*Task to complete*. Below are the records. Count the lines containing the string "this", and reply with the number alone.

*Input data*.
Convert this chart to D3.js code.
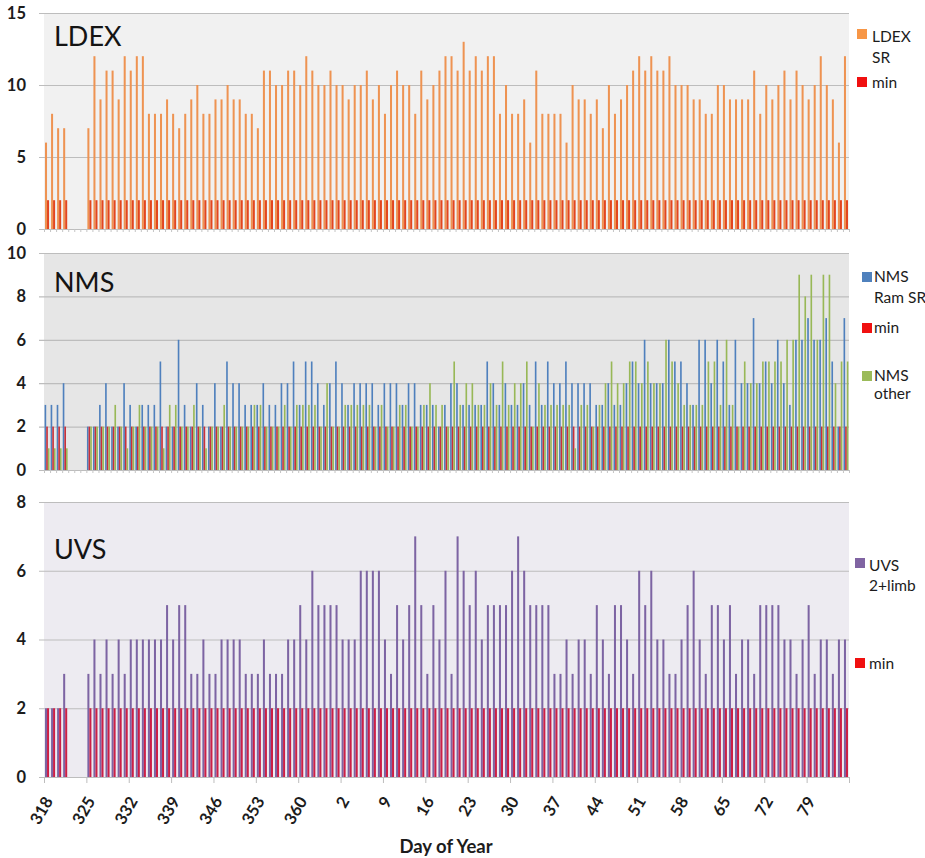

--

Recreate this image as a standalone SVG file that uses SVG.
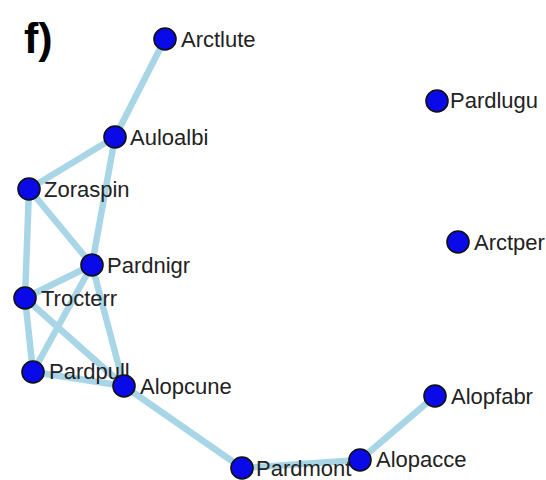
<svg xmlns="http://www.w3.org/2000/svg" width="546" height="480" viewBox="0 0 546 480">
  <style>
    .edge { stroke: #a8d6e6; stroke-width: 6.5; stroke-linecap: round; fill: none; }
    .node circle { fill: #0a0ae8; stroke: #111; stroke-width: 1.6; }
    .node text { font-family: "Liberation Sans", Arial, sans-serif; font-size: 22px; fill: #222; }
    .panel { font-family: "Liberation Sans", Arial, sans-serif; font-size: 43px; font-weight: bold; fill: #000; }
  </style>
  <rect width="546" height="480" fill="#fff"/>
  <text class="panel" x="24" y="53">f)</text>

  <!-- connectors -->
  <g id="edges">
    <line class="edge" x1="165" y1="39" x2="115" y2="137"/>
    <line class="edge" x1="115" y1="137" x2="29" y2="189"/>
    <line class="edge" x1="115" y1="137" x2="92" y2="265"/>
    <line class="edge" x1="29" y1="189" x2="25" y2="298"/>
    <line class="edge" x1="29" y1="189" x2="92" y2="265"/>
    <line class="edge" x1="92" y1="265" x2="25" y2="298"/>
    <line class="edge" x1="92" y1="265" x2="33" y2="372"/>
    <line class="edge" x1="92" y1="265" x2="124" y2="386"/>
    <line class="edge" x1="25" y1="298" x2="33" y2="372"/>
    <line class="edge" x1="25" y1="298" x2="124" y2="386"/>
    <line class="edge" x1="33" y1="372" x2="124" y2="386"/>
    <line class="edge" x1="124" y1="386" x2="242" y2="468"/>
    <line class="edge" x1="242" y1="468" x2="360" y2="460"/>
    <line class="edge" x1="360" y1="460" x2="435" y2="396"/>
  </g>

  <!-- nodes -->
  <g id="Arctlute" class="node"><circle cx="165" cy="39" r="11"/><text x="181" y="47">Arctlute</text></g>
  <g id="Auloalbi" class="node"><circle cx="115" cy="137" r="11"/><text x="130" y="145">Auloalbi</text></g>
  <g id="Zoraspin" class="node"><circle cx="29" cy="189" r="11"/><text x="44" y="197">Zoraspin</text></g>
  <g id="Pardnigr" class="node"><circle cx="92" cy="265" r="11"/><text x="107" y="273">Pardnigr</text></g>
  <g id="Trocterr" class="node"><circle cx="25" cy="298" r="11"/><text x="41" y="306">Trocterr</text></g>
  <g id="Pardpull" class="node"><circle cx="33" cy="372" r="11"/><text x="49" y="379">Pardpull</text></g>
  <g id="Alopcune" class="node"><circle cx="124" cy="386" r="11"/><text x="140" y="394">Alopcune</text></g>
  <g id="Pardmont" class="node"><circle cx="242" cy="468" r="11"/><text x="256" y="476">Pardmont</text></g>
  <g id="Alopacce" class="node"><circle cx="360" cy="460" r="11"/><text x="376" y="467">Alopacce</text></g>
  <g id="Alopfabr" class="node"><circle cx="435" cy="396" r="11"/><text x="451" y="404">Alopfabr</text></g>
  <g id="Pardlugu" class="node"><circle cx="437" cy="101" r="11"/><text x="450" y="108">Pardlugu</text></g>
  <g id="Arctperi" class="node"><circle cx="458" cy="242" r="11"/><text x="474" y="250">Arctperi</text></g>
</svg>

*Finished exercise*. 2